Much of the success of Italy's presidency rests on Italy's highly controversial, media-mogul prime minister, Silvio Berlusconi. It's unclear yet whether he will be able to control his independent personal style to fashion common EU positions inside and outside of the union.

On a recent trip to the Middle East, for example, Berlusconi departed from standard EU practice by snubbing Yasser Arafat. When criticized for the lapse by France, Berlusconi suggested that French President Jacques Chirac had missed a "good chance to keep quiet." Chirac memorably used the same phrase a few months ago to chide Eastern European candidate countries for siding with the United States on Iraq.

Berlusconi also has a history of well-publicized run-ins with the president of the European Commission, Romano Prodi. A fellow Italian, Prodi is also a domestic political opponent and a strong critic of Berlusconi's hold on the Italian media. In turn, Berlusconi has criticized Prodi for his role in murky privatization dealings in the 1980s.

Prodi today chose to downplay his differences with Berlusconi. "I simply think that it will be a cooperative presence. We should work together. There is no problem. Institutions are institutions and we know how to handle these problems when they appear and I hope and I think that the Italian presidency will be as successful as the Greek one," Prodi said.
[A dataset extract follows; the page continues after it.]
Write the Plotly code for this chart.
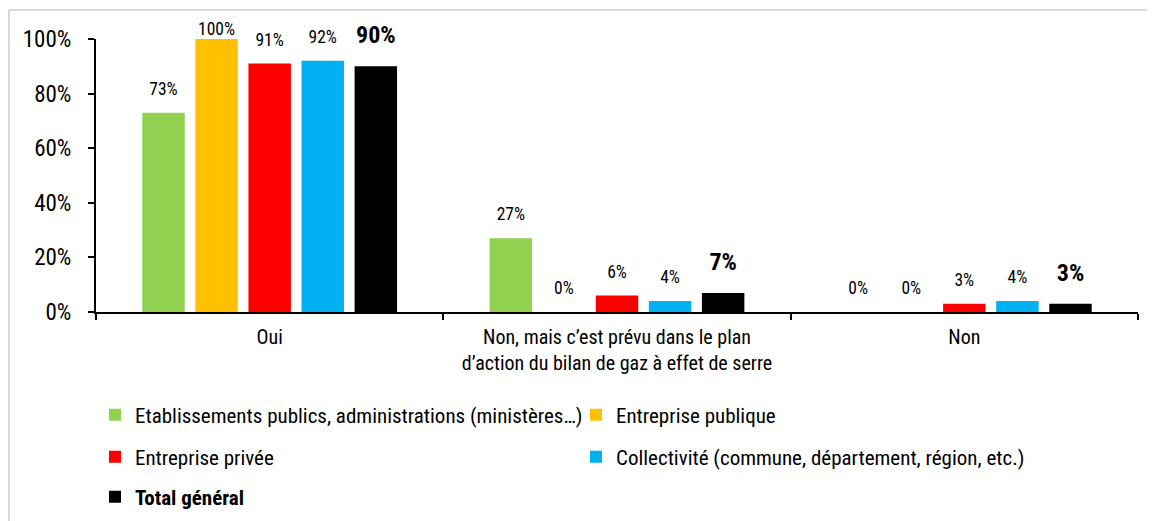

Berlusconi -- it should be said -- enjoys a good relationship with U.S. President George W. Bush and may help the EU bridge the trans-Atlantic divide.
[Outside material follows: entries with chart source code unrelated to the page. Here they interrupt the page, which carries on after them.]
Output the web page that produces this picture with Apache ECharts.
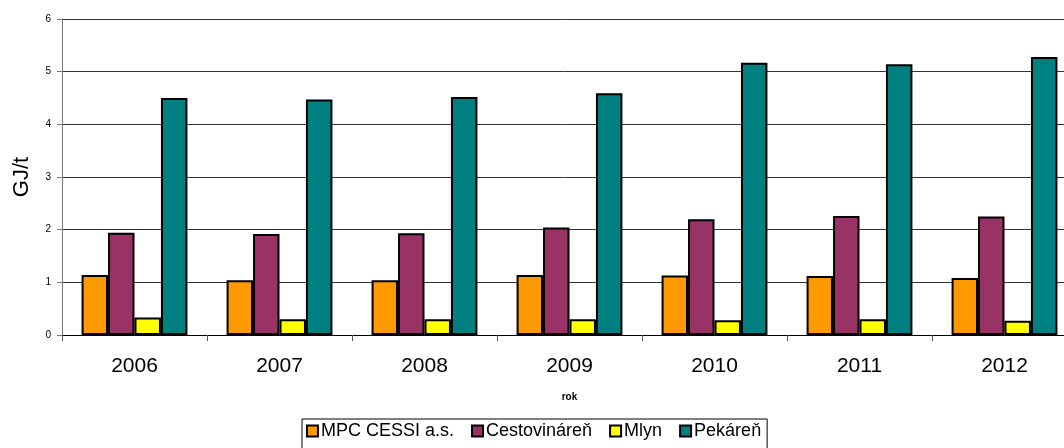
<!DOCTYPE html>
<html><head><meta charset="utf-8">
<script src="https://cdn.jsdelivr.net/npm/echarts@6/dist/echarts.min.js"></script>
<style>html,body{margin:0;padding:0;background:#fff}#c{width:1064px;height:448px}</style>
</head><body><div id="c"></div>
<script>
const categories = ['2006','2007','2008','2009','2010','2011','2012'];
const seriesNames = ['MPC CESSI a.s.','Cestovináreň','Mlyn','Pekáreň'];
const mpc = [1.14, 1.04, 1.04, 1.14, 1.13, 1.12, 1.08];
const cestovinaren = [1.94, 1.92, 1.93, 2.04, 2.20, 2.26, 2.25];
const mlyn = [0.33, 0.30, 0.30, 0.30, 0.28, 0.30, 0.27];
const pekaren = [4.50, 4.47, 4.52, 4.59, 5.17, 5.14, 5.28];
const colors = ['#FF9900', '#993366', '#FFFF00', '#008080'];
const yTicks = [0,1,2,3,4,5,6];

const values = [mpc, cestovinaren, mlyn, pekaren];
const chart = echarts.init(document.getElementById('c'));
chart.setOption({
  animation: false,
  textStyle: { fontFamily: 'Liberation Sans, Arial, sans-serif' },
  grid: { left: 62, top: 19, width: 1015, height: 316, containLabel: false, outerBoundsMode: 'none' },
  legend: {
    left: 302, top: 419,
    icon: 'rect', itemWidth: 11, itemHeight: 11, itemGap: 17,
    borderColor: '#000', borderWidth: 1, padding: [3, 6, 12, 4],
    itemStyle: { borderColor: '#000', borderWidth: 2 },
    textStyle: { fontSize: 18, color: '#000', padding: [0, 0, 0, -2] },
    data: seriesNames
  },
  xAxis: {
    type: 'category', data: categories,
    name: 'rok', nameLocation: 'middle', nameGap: 57,
    nameTextStyle: { fontSize: 10, fontWeight: 'bold', color: '#000' },
    axisLine: { lineStyle: { color: '#000', width: 1 } },
    axisTick: { show: true, length: 6, lineStyle: { color: '#555' } },
    axisLabel: { fontSize: 21, color: '#000', margin: 21 }
  },
  yAxis: {
    type: 'value', min: 0, max: 6, interval: 1,
    name: 'GJ/t', nameLocation: 'middle', nameGap: 29,
    nameTextStyle: { fontSize: 22, color: '#000' },
    axisLine: { show: true, lineStyle: { color: '#777' } },
    axisTick: { show: true, length: 5, lineStyle: { color: '#777' } },
    axisLabel: { fontSize: 10, color: '#000', margin: 11,
      formatter: v => yTicks.includes(v) ? String(v) : '' },
    splitLine: { show: true, lineStyle: { color: '#333', width: 1 } }
  },
  series: seriesNames.map((n, i) => ({
    name: n, type: 'bar', data: values[i],
    barGap: '0%', barCategoryGap: '27%',
    itemStyle: { color: colors[i], borderColor: '#000', borderWidth: 2 }
  }))
});
</script></body></html>
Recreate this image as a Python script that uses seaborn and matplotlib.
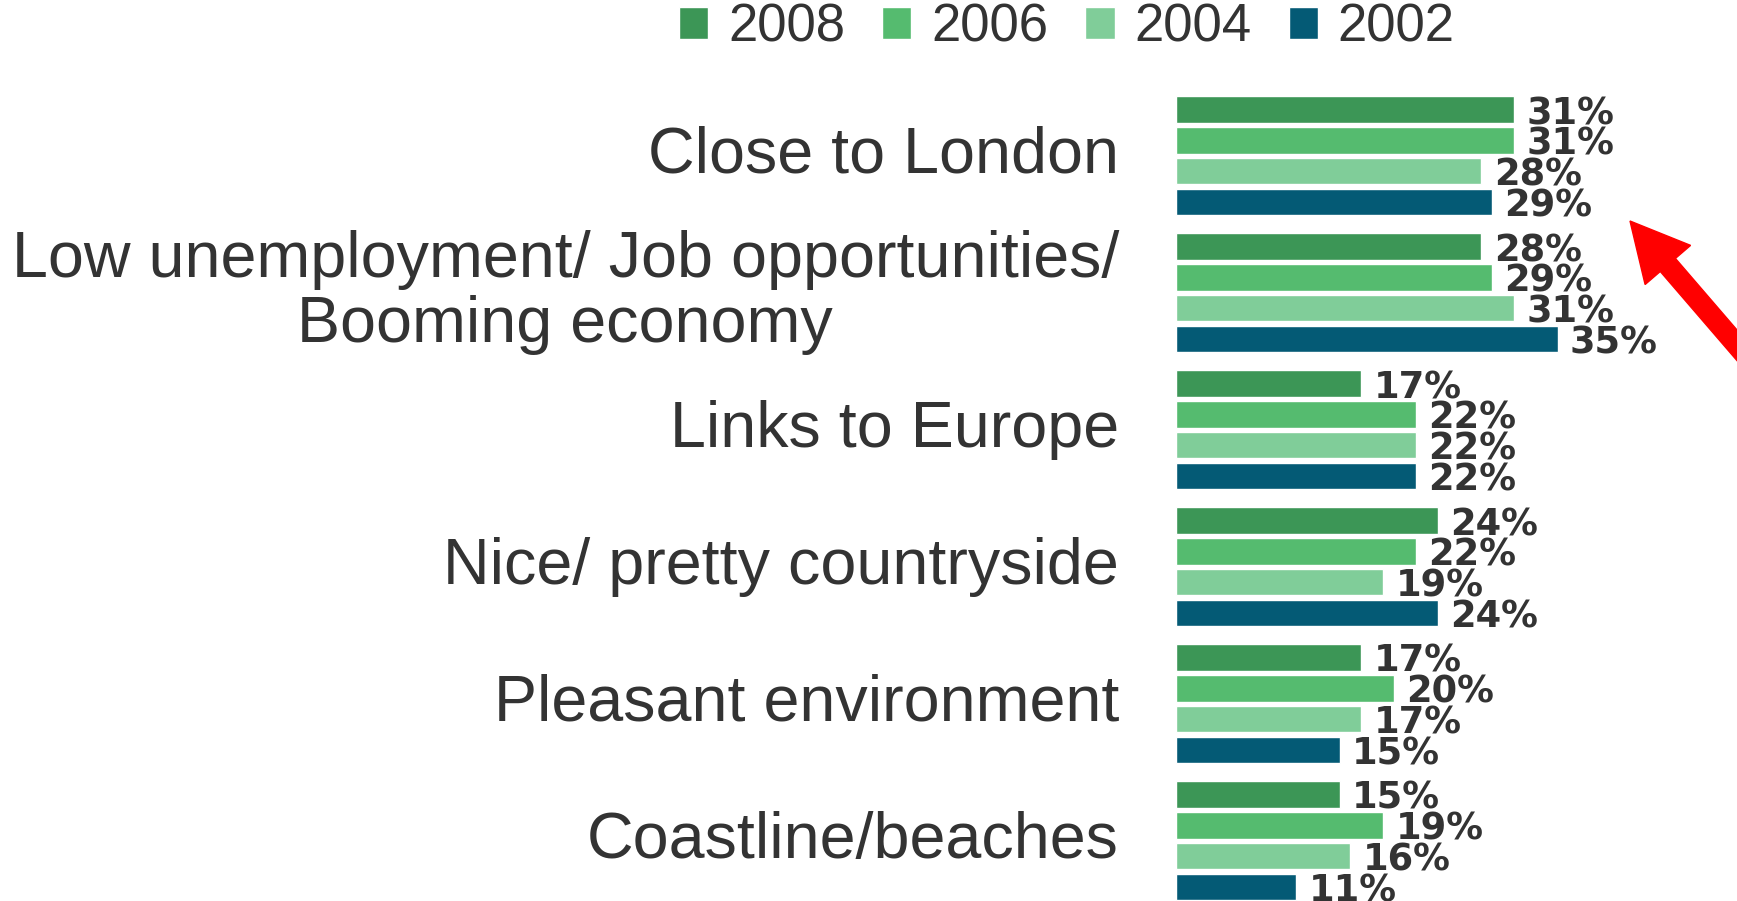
import pandas as pd
import matplotlib.pyplot as plt
import seaborn as sns
from matplotlib.patches import FancyArrow


# Chart data
categories = [
    "Close to London",
    "Low unemployment/ Job opportunities/\nBooming economy",
    "Links to Europe",
    "Nice/ pretty countryside",
    "Pleasant environment",
    "Coastline/beaches",
]
years = ["2008", "2006", "2004", "2002"]

values_2008 = [31, 28, 17, 24, 17, 15]
values_2006 = [31, 29, 22, 22, 20, 19]
values_2004 = [28, 31, 22, 19, 17, 16]
values_2002 = [29, 35, 22, 24, 15, 11]

colors = ["#3c9656", "#55bb6f", "#80cd99", "#045a75"]
text_color = "#333333"


# Long-form table for seaborn
rows = []
for year, vals in zip(years, [values_2008, values_2006, values_2004, values_2002]):
    for cat, v in zip(categories, vals):
        rows.append({"category": cat, "year": year, "value": v})
df = pd.DataFrame(rows)


sns.set_style("white")
plt.rcParams["font.family"] = ["Liberation Sans", "DejaVu Sans"]

fig = plt.figure(figsize=(17.37, 9.01), dpi=100)
ax = fig.add_axes([1176 / 1737, 0, 545 / 1737, 821 / 901])

sns.barplot(
    data=df,
    y="category",
    x="value",
    hue="year",
    hue_order=years,
    order=categories,
    palette=colors,
    orient="h",
    width=0.9,
    gap=0.14,
    saturation=1,
    ax=ax,
)

ax.set_xlim(0, 50)
ax.set_ylim(5.44, -0.553)

ax.set_xlabel("")
ax.set_ylabel("")
ax.set_xticks([])
sns.despine(ax=ax, left=True, bottom=True)
ax.tick_params(axis="y", length=0, pad=41, labelsize=46.5, labelcolor=text_color)
for lbl in ax.get_yticklabels():
    lbl.set_multialignment("center")
    lbl.set_linespacing(1.1)
    lbl.set_verticalalignment("center")

# value labels (wide bold face, like the stretched original)
for container in ax.containers:
    texts = ax.bar_label(
        container,
        fmt="{:.0f}%",
        padding=9,
        fontsize=26.5,
        fontweight="bold",
        family="DejaVu Sans",
        color=text_color,
    )
    for t in texts:
        t.set_verticalalignment("center_baseline")

# legend on top
handles, labels = ax.get_legend_handles_labels()
ax.get_legend().remove()
fig.legend(
    handles,
    labels,
    loc="center",
    bbox_to_anchor=(1067 / 1737, 1 - 28 / 901),
    ncol=4,
    frameon=False,
    fontsize=38,
    handlelength=0.55,
    handleheight=0.55,
    handletextpad=0.38,
    columnspacing=0.7,
    labelcolor=text_color,
)

# red arrow pointing at the top groups
arrow = FancyArrow(
    17.60, 5.29, -1.30, 1.51,
    width=0.20,
    head_width=0.60,
    head_length=0.58,
    length_includes_head=True,
    color="#ff0000",
    transform=fig.dpi_scale_trans,
    clip_on=False,
)
fig.patches.append(arrow)

plt.savefig("out.png", dpi=100)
Italy's impact on such key EU policy areas as economic and constitutional reforms or enlargement is likely to be negligible. Economic growth, although urgently needed, is something the bloc traditionally addresses during its spring presidency.
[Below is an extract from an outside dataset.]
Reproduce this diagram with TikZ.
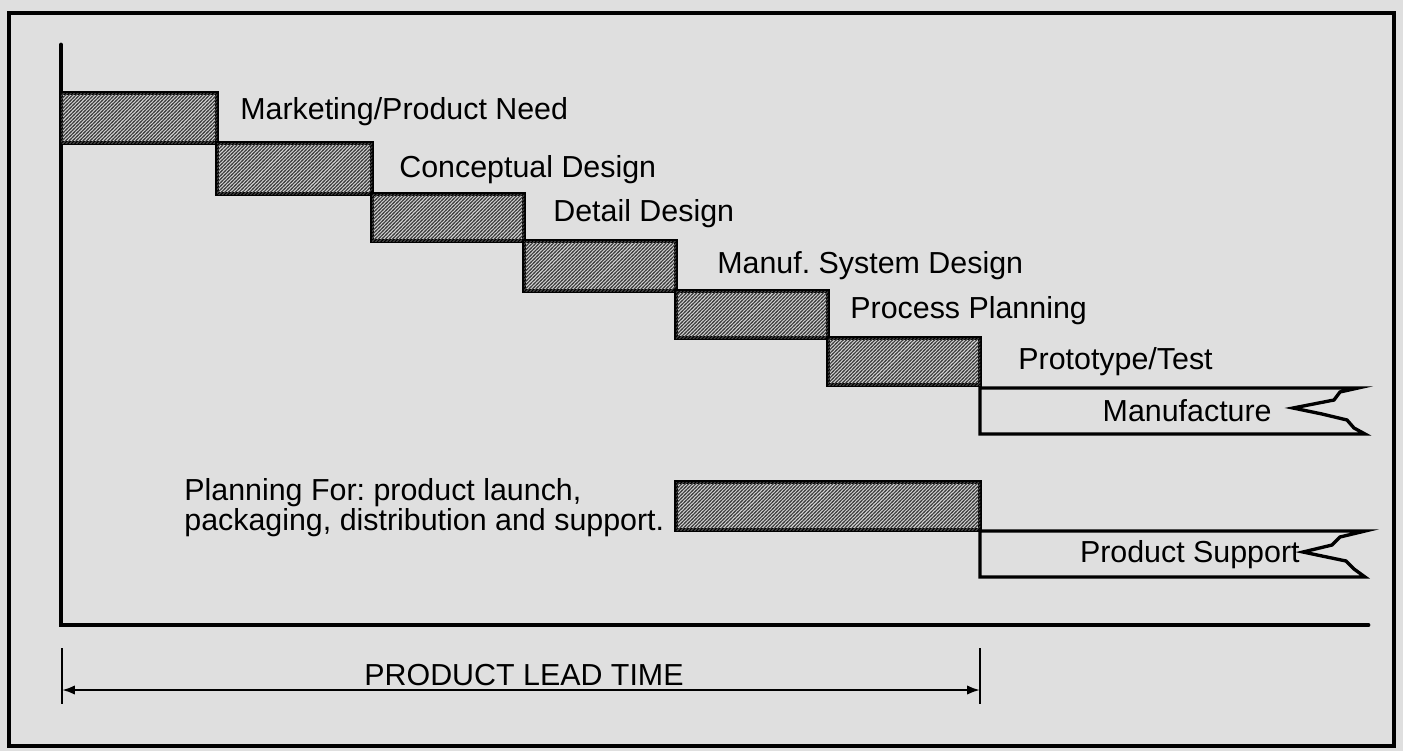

Although an intergovernmental conference will be launched in October to allow EU member states to discuss the results of the work of the Convention on the Future of Europe, its decisive debates will take place only in March next year. Italy is not considered a key player in the constitutional debate.

On enlargement, Italy is likely to continue the Greek drive for closer ties with the western Balkan countries. However, little movement is expected on this front until the EU's current budget runs out in 2006. Croatia, which has already lodged an application for membership, is said by EU officials to have something of a chance to join the bloc together with Bulgaria and Romania in 2007, but a key European Commission assessment of the application will only emerge sometime next spring.

Where Italy does stand a chance of making a difference is on immigration and asylum policy. Both have in recent years increasingly moved to the top of the EU agenda, and Italy is a frontier state. Berlusconi has already indicated his government will prioritize the issue, and has said it is considering launching a "pilot" joint border-control venture in Libya.

The damage any presidency can do to the EU is inherently limited. It bears noting that no one fears the Italian presidency could roll back progress already achieved. The remit of any presidency is limited to generating consensus, hence the most obvious way for it to fail is to be unable to move urgent EU business forward.